Others are not so certain. Meeting in Libya, a summit of the 22-member Arab League urged reviewing the NPT “in order to create a definitive plan for eliminating nuclear weapons development” and called for holding a UN conference on making the Middle East a “nuclear-weapons free zone.” All Arab states have signed the NPT. 

The League also asked the International Atomic Energy Agency, the UN’s nuclear watchdog, to “terminate its technical assistance programs in Israel if that country does not join the NPT and allow inspections to begin.” Israel is thought to have between 100 and 200 nuclear weapons. 

The Egyptian, Badr, is also chair of the 118-member Non-Aligned Movement, and many of its members have expressed the same frustrations about what Badr calls “double standards and lack of political will.” 

The fact that the May conference will focus on the non-proliferation part of the NBT has caused growing resentment. Badr said he found it “puzzling” that the conference will target the obligations of non-nuclear states, rather than the failure of nuclear armed states to fulfill their obligations under Article VI. 

But the new agreement might create the momentum needed to tackle the hard issues of ridding the world of nuclear weapons and instituting general disarmament.
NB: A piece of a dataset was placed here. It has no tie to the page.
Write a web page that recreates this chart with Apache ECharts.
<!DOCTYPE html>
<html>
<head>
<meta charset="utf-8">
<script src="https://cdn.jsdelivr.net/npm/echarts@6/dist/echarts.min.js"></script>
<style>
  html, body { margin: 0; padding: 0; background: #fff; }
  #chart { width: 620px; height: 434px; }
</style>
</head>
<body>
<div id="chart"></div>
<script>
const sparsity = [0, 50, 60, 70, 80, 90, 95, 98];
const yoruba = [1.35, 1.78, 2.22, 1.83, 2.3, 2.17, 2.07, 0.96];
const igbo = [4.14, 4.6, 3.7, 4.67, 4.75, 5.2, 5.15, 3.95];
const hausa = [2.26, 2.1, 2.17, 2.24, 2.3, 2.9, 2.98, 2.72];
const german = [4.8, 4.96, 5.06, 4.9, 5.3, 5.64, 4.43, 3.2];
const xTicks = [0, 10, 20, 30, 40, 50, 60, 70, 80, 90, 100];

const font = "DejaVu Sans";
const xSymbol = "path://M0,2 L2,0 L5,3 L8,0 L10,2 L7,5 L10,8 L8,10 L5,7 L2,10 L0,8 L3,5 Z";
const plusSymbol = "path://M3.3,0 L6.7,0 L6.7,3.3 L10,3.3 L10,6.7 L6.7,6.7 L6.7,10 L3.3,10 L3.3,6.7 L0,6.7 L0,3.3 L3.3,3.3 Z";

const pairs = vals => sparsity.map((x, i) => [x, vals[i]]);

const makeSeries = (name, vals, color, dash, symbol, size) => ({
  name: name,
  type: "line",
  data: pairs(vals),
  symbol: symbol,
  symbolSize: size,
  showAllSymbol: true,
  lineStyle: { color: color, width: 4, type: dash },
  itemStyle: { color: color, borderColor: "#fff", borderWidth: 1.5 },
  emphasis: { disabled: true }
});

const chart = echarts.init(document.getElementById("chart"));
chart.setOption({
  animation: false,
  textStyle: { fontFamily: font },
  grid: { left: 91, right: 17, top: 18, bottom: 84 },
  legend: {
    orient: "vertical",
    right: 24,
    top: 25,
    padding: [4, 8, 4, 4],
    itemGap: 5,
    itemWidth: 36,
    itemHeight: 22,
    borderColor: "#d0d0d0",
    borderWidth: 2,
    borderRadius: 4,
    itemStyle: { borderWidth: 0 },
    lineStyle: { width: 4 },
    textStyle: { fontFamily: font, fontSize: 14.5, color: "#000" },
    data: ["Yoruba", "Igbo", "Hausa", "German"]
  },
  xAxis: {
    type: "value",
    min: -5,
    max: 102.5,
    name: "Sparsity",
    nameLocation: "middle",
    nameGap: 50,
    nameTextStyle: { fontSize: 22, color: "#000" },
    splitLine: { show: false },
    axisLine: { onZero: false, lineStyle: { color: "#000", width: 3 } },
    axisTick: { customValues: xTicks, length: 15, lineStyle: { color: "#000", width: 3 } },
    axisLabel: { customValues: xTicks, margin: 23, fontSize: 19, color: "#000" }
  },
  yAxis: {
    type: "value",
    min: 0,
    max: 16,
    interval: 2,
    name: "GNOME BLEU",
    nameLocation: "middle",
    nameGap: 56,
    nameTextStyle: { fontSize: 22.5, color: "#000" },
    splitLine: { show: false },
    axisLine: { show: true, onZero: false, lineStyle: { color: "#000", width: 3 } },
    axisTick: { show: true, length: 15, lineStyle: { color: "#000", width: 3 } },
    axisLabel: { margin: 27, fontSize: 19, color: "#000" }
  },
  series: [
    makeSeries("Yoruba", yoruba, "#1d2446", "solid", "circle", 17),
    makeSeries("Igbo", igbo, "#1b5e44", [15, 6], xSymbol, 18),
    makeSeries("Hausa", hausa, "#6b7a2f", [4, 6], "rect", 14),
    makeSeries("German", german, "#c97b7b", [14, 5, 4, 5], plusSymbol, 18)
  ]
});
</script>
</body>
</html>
The place to begin that process might be by reiterating the NPT’s preamble: “…in accordance with the Charter of the United Nations, States must refrain in their international relations from threat or use of force against the territorial integrity or political independence of any State.” Adherence to the preamble would not only make nuclear weapons superfluous, but also lay the groundwork for reducing military spending across the board, something the world spent about $2 trillion on this past year.